Exercise description >> Using the data below, copy each line that includes the word "React".

Collected data >>
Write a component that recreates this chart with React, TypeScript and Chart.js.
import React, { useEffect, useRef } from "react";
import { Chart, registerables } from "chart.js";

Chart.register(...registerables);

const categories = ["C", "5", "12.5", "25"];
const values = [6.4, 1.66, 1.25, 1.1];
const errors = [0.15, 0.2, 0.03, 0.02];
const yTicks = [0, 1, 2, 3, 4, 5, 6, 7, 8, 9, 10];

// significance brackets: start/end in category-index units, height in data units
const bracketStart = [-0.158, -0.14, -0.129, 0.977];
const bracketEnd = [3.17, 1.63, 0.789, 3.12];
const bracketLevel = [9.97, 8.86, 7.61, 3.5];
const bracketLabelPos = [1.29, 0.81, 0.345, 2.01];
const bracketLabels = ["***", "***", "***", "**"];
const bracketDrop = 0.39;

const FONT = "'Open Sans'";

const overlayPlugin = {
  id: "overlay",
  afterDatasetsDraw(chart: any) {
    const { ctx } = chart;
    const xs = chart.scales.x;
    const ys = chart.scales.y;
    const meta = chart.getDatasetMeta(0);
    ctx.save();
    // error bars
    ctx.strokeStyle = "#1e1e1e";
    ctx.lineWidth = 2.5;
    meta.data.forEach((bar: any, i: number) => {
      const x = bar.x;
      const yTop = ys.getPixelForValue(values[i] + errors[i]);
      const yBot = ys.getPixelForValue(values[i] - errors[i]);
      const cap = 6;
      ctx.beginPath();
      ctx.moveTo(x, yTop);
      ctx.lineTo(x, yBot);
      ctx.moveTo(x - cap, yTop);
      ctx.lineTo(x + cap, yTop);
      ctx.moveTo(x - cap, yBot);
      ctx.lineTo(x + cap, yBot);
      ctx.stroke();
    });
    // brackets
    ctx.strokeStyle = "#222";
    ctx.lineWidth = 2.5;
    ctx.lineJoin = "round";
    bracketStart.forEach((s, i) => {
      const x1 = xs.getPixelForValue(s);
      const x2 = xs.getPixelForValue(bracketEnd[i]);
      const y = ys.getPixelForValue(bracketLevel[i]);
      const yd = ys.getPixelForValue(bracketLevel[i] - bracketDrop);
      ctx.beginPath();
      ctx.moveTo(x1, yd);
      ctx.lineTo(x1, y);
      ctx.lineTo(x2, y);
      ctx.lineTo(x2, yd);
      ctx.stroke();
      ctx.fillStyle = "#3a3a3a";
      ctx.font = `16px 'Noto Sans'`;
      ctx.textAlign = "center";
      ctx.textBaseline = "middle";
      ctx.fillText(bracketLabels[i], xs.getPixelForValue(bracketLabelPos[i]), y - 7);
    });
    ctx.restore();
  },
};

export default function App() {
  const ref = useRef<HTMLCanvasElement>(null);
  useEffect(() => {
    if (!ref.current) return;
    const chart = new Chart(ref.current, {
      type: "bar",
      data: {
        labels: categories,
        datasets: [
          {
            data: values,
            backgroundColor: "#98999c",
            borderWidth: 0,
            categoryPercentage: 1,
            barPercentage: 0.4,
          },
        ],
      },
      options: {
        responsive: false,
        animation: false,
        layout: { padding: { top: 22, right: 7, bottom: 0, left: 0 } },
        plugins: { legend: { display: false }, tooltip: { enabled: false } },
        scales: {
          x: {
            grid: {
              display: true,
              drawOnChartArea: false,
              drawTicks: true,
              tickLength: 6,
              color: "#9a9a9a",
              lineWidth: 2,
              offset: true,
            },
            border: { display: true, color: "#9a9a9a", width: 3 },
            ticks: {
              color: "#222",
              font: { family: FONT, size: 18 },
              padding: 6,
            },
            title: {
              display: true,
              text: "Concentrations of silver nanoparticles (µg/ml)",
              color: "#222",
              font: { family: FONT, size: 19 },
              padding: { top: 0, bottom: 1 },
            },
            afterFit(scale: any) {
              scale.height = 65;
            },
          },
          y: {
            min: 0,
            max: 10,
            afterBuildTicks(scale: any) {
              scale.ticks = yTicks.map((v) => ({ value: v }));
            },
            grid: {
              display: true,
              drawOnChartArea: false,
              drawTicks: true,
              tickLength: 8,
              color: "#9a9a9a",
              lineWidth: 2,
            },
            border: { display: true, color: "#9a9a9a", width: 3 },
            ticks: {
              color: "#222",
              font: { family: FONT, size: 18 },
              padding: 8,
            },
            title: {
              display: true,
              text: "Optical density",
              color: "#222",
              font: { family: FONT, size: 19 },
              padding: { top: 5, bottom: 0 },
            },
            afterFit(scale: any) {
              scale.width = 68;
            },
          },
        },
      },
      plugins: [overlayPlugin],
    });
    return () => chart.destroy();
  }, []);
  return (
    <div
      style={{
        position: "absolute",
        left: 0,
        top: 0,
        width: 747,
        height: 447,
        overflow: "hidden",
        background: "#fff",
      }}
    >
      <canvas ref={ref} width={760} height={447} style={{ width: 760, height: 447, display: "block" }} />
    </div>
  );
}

Solution to this task >>
Write a component that recreates this chart with React, TypeScript and Chart.js.
import React, { useEffect, useRef } from "react";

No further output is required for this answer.